* **Task prompt**
Look below and pull out each line with the word "Python".

* **Data supplied**
■ ■ ■ ■

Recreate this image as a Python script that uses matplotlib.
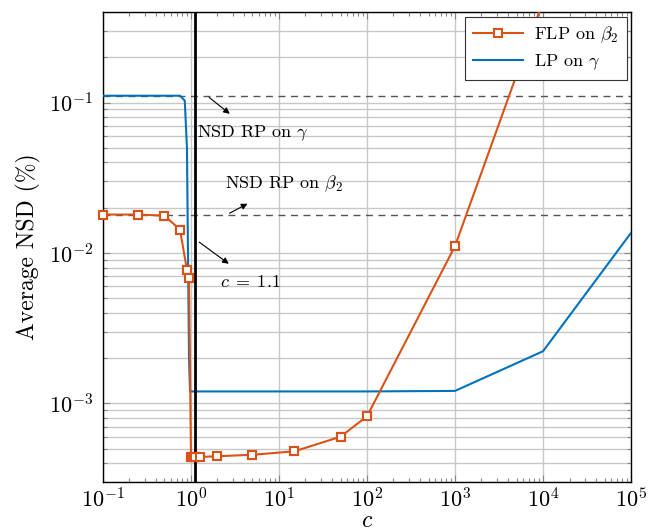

■ ■ ■ ■

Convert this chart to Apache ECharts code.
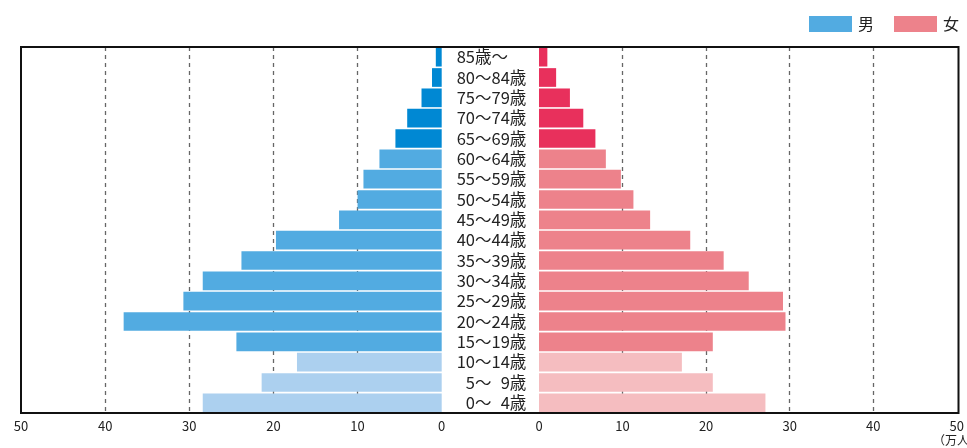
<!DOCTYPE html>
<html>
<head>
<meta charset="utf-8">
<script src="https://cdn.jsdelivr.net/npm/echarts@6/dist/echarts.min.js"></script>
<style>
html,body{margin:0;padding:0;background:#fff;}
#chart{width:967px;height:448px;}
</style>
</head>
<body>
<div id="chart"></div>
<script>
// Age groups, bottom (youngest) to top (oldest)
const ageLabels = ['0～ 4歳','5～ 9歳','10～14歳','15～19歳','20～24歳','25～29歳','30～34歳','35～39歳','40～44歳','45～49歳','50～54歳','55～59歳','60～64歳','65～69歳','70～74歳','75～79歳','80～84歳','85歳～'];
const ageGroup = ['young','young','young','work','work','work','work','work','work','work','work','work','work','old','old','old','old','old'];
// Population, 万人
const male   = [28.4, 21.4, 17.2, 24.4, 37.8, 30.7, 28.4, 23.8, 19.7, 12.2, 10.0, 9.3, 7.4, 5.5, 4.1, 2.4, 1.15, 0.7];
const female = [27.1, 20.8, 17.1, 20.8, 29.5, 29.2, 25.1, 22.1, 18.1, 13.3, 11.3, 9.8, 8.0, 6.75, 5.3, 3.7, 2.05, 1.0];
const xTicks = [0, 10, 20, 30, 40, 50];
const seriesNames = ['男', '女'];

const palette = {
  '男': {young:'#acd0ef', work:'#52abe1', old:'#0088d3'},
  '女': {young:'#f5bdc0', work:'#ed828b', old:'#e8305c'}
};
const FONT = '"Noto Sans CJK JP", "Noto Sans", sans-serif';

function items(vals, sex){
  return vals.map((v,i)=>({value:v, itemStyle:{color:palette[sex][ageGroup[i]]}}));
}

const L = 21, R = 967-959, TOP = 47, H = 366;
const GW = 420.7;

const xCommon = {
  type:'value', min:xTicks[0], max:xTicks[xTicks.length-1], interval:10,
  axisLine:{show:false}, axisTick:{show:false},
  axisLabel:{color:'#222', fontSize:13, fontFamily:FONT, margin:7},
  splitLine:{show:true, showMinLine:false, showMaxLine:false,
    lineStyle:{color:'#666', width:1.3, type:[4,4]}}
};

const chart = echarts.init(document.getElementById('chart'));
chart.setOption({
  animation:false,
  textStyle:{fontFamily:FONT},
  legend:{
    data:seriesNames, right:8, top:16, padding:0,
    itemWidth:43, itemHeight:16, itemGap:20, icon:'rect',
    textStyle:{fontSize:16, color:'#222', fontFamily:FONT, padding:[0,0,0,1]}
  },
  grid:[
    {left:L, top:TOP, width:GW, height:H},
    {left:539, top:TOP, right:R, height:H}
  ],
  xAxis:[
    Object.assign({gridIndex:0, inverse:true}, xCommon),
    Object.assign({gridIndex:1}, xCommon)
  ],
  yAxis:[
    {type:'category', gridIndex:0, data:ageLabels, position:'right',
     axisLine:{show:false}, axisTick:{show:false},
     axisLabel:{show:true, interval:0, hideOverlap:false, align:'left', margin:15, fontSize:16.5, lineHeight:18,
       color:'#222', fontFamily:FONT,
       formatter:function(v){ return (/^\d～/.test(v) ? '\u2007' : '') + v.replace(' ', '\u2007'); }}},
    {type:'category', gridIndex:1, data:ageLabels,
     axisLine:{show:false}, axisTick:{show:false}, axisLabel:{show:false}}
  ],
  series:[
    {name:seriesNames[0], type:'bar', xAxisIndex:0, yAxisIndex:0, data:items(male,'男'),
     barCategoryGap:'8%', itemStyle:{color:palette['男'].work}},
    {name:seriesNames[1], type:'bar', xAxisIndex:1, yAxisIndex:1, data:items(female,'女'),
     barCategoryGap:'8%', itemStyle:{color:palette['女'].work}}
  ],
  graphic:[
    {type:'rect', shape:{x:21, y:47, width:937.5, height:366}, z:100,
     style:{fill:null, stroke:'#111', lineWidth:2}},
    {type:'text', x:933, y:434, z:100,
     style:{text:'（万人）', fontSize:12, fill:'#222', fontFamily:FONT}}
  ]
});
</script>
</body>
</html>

■ ■ ■ ■

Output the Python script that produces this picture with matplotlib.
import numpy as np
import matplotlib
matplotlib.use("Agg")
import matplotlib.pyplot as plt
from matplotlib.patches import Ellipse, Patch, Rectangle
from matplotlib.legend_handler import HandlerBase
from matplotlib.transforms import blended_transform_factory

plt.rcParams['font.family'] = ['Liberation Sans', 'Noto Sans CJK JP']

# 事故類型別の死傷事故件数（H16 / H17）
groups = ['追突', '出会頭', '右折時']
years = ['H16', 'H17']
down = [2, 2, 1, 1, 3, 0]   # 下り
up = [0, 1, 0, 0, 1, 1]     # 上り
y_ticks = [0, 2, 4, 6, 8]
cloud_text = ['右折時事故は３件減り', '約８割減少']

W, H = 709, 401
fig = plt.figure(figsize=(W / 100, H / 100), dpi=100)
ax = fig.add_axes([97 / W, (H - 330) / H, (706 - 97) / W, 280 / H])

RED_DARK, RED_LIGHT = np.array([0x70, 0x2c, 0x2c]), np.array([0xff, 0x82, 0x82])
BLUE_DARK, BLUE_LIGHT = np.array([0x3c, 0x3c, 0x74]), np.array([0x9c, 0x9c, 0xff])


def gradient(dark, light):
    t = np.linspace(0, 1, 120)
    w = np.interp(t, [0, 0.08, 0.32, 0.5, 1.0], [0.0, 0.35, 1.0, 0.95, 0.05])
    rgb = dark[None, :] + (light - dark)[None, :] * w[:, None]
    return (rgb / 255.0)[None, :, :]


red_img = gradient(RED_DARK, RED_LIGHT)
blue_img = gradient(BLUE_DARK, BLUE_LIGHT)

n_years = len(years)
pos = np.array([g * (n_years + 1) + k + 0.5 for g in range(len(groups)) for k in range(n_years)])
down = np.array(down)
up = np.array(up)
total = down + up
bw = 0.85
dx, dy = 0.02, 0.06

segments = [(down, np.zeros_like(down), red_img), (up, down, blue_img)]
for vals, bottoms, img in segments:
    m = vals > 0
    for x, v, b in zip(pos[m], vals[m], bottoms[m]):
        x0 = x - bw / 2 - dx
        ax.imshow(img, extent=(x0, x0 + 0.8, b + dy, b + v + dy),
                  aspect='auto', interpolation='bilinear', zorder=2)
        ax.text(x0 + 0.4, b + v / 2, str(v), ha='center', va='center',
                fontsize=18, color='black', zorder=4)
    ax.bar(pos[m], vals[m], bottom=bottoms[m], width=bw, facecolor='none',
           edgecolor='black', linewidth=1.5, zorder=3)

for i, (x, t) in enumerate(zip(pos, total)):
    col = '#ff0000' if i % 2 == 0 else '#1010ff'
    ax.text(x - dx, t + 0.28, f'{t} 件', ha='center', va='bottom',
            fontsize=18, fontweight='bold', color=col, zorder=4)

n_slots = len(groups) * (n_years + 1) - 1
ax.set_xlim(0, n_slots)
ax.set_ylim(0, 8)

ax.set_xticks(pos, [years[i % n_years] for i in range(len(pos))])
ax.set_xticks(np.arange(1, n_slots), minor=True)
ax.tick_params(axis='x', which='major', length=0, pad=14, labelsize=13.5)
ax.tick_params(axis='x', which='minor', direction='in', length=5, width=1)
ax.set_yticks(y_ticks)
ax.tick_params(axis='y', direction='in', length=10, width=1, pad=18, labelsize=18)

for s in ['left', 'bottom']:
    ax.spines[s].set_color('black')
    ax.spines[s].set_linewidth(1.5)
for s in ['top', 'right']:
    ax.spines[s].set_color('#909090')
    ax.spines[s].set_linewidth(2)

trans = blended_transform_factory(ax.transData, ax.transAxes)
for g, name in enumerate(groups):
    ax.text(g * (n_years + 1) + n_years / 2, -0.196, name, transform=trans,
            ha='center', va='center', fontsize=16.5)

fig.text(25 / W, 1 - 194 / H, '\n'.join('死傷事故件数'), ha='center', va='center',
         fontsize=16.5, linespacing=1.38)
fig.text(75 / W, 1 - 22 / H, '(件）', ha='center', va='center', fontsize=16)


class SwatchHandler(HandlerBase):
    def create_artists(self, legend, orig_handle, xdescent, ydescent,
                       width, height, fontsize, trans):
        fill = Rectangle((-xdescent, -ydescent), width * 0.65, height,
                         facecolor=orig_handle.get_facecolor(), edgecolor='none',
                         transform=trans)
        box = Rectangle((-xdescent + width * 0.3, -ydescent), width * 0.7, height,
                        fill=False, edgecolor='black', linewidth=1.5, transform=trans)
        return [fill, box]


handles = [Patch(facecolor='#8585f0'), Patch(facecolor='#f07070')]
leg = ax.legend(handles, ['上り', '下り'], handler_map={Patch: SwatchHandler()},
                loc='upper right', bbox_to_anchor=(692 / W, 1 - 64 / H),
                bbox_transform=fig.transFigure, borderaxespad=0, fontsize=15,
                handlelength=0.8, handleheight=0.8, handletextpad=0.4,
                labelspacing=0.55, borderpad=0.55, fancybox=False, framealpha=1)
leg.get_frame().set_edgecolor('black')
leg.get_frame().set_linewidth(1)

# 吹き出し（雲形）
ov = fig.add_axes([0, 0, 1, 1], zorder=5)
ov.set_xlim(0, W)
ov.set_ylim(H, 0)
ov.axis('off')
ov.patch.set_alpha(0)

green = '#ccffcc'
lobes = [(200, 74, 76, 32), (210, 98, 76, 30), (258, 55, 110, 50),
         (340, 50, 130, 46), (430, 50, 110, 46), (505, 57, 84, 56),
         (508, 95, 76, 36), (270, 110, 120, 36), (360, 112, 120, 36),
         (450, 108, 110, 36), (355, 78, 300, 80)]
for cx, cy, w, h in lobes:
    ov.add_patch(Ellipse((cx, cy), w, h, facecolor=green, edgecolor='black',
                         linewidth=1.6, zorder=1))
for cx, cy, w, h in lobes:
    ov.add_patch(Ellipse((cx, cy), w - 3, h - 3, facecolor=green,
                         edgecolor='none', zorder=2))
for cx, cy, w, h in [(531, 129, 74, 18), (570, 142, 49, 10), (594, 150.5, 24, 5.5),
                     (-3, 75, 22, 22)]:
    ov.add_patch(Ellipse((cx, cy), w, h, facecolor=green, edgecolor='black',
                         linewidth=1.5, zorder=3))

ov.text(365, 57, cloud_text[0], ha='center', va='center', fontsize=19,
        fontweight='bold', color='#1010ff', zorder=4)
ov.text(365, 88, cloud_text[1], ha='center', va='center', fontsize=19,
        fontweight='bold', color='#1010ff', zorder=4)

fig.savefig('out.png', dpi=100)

■ ■ ■ ■

* **Final result**
Recreate this image as a Python script that uses matplotlib.
Output the Python script that produces this picture with matplotlib.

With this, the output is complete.